Di akhir sesi I, kami diajari berbahasa isyarat tingkat dasar. Walaupun namanya ‘tingkat dasar’ tapi Saudara-saudara Novis merasakan kesulitan dalam melakukan dan mempraktekannya.
Minggu, 7 Maret 2021
Kegiatan kami hari ini semakin seru. Kami memulai dengan tanya jawab tentang materi-materi yang telah diberikan kemarin. Terlihat wajah-wajah antusias dalam diri Saudara-saudara Novis. Semua soal dijawab habis. Setelah tanya jawab, kami kemudian diajak untuk bersimulasi tentang materi hari kemarin. Kami dibagi dalam beberapa kelompok; ada kelompok Tuna Daksa, Tuna Rungu, Tuna Netra dan kelompok Autis/Grahita. Salah seorang saudara berperan sebagai penyandang disabilitas dan yang lain berperan sebagai pendamping.
Simulasi yang dilakukan ini memakan banyak waktu. Hal ini terjadi karena masing-masing saudara mengalami kesulitan, baik yang berperan sebagai pendamping maupun sebagai penyandang disabilitas. Saudara-saudara yang berperan sebagai pendamping dituntut mempunyai jiwa pendamping yang handal agar dapat mendampingi UBK dengan baik. Selain itu, kami juga dituntut agar dapat melaksanakan simulasi dengan serius.
Masing-masing jenis disabilitas mempunyai kadar kesulitan yang berbeda-beda, tetapi hal itu tidaklah menurunkan semangat para saudara bersimulasi. Dibutuhkan pendekatan-pendekatan yang tepat agar hasil yang diperoleh maksimal dan berhasil. Kegiatan simulasi berakhir dengan santap siang bersama. Setelah santap siang, Tim KOMPAK mengajari kami cara berliturgi menggunakan bahasa isyarat, khususnya doa-doa dasar (Bapa Kami dan Doa di Depan Salib).
Sebagai akhir kegiatan ini, masing-masing saudara kemudian diuji apakah telah memahami dengan benar ataukah? Memang inilah salah satu tujuan kegiatan ini. Namun, syukurlah bahwa semua saudara lulus dalam ujian kali ini.

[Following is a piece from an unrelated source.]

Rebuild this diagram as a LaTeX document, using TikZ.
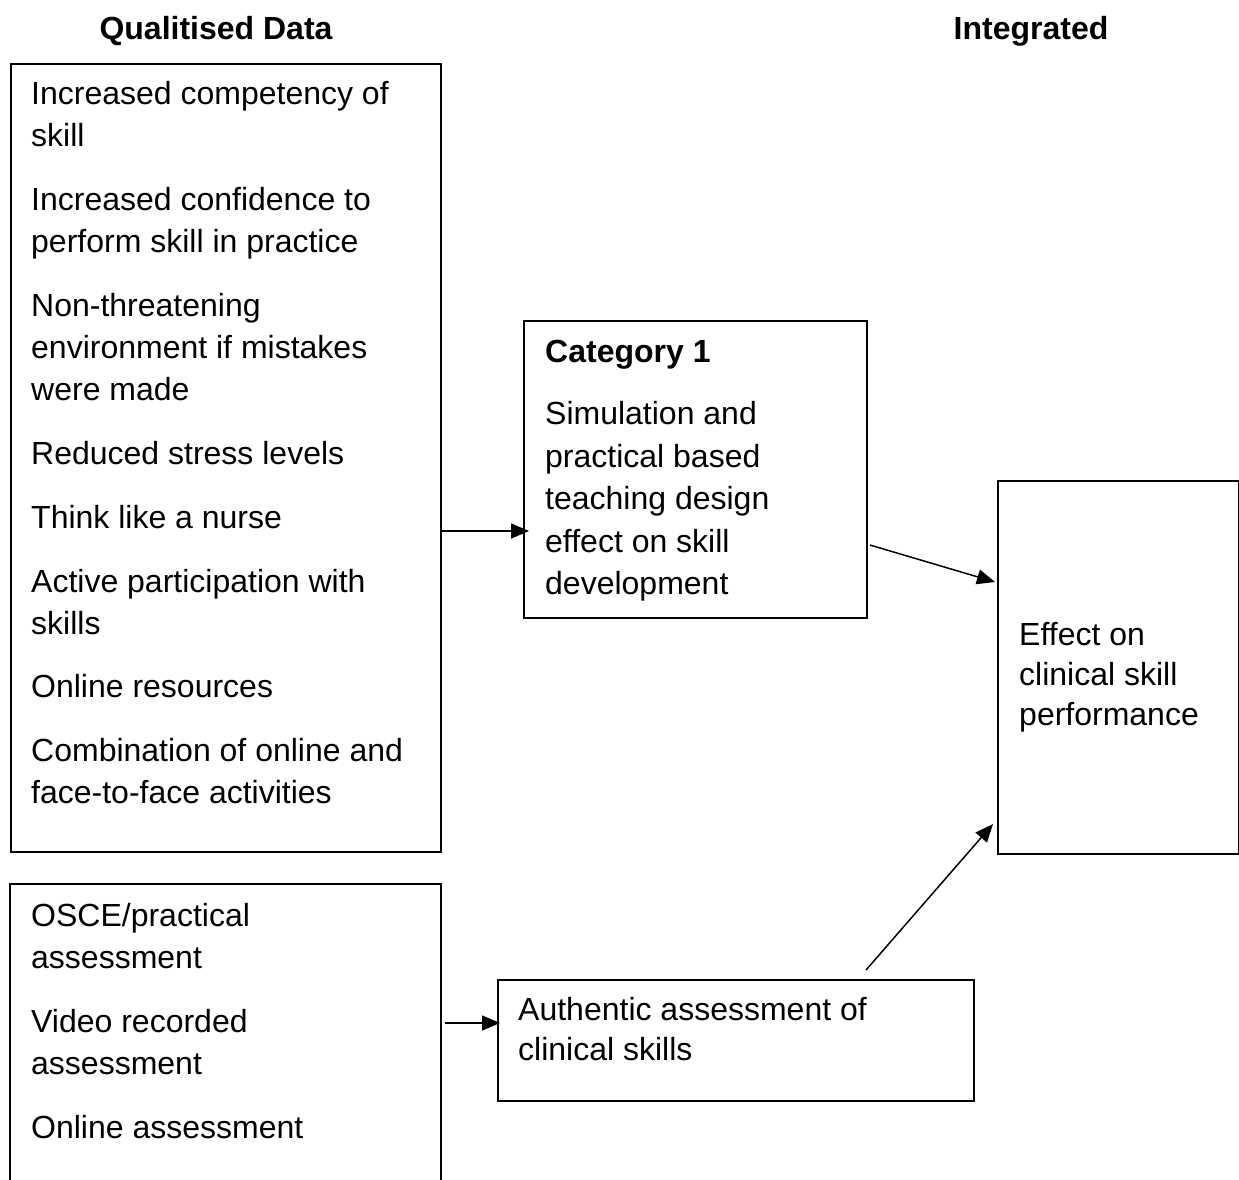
\documentclass[tikz,border=0pt]{standalone}
\usepackage{fontspec}
\setmainfont{Liberation Sans}
\usetikzlibrary{arrows.meta}
\begin{document}
\begin{tikzpicture}[x=1pt,y=-1pt,
  box/.style={draw,line width=1.9pt,minimum width=#1,inner sep=0pt,anchor=north west},
  frame/.style={inner sep=0pt,anchor=north west},
  txt/.style={anchor=base west,inner sep=0pt,font=\fontsize{32}{38}\selectfont},
  head/.style={anchor=base,inner sep=0pt,font=\fontsize{32}{38}\selectfont\bfseries},
  arr/.style={line width=1.5pt,-{Triangle[length=18pt,width=15pt]}}]
\useasboundingbox (0,0) rectangle (1239,1179);
\fill[white] (0,0) rectangle (1239,1179);

% column headings
\node[head] (h1) at (216,39) {Qualitised Data};
\node[head] (h2) at (1031,39) {Integrated};

% boxes
\node[box=430pt,minimum height=788pt] (A) at (10,63) {};
\node[box=343pt,minimum height=297pt] (B) at (523,320) {};
\node[box=241pt,minimum height=373pt] (C) at (997,480) {};
\node[box=476pt,minimum height=121pt] (E) at (497,979) {};
\node[frame,minimum width=431pt,minimum height=300pt] (D) at (10,884) {};
\draw[line width=1.9pt] (D.south west) -- (D.north west) -- (D.north east) -- (D.south east);

% texts of the upper left box
\node[txt] (a1) at (31,104) {Increased competency of};
\node[txt] (a2) at (31,146) {skill};
\node[txt] (a3) at (31,210) {Increased confidence to};
\node[txt] (a4) at (31,252) {perform skill in practice};
\node[txt] (a5) at (31,316) {Non-threatening};
\node[txt] (a6) at (31,358) {environment if mistakes};
\node[txt] (a7) at (31,400) {were made};
\node[txt] (a8) at (31,464) {Reduced stress levels};
\node[txt] (a9) at (31,528) {Think like a nurse};
\node[txt] (a10) at (31,592) {Active participation with};
\node[txt] (a11) at (31,634) {skills};
\node[txt] (a12) at (31,697) {Online resources};
\node[txt] (a13) at (31,761) {Combination of online and};
\node[txt] (a14) at (31,803) {face-to-face activities};

% category box
\node[txt,font=\fontsize{32}{38}\selectfont\bfseries] (b1) at (545,362) {Category 1};
\node[txt] (b2) at (545,424) {Simulation and};
\node[txt] (b3) at (545,467) {practical based};
\node[txt] (b4) at (545,509) {teaching design};
\node[txt] (b5) at (545,552) {effect on skill};
\node[txt] (b6) at (545,594) {development};

% outcome box
\node[txt] (c1) at (1019,645) {Effect on};
\node[txt] (c2) at (1019,685) {clinical skill};
\node[txt] (c3) at (1019,725) {performance};

% lower left box
\node[txt] (d1) at (31,926) {OSCE/practical};
\node[txt] (d2) at (31,968) {assessment};
\node[txt] (d3) at (31,1032) {Video recorded};
\node[txt] (d4) at (31,1074) {assessment};
\node[txt] (d5) at (31,1138) {Online assessment};

% assessment box
\node[txt] (e1) at (518,1020) {Authentic assessment of};
\node[txt] (e2) at (518,1060) {clinical skills};

% connectors
\draw[arr] (A.east |- 0,531) -- ([xshift=6pt]B.west |- 0,531);
\draw[arr] ([xshift=2pt]B.east |- 0,545) -- ([xshift=-2pt]C.west |- 0,582);
\draw[arr] (866,970) -- ([xshift=-4pt]C.west |- 0,824);
\draw[arr] ([xshift=4pt]D.east |- 0,1023) -- ([xshift=3pt]E.west |- 0,1023);
\end{tikzpicture}
\end{document}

Di pengujung kegiatan ini, saudara-saudara kemudian diberikan kesempatan untuk mengungkapkan kesan, pesan dan juga saran. Banyak saudara mengungkapkan kebahagaiannya ketika mendapatkan kesempatan istimewa ini. Tidak lupa saudara-saudara juga mengharapkan kesuksesan bagi Tim dalam melaksanakan kegiatan dan pelayanannya. “Mereka adalah gambar Kristus yang tersalib” ujar salah seorang pendamping, diakhir kegiatan ini. Danke.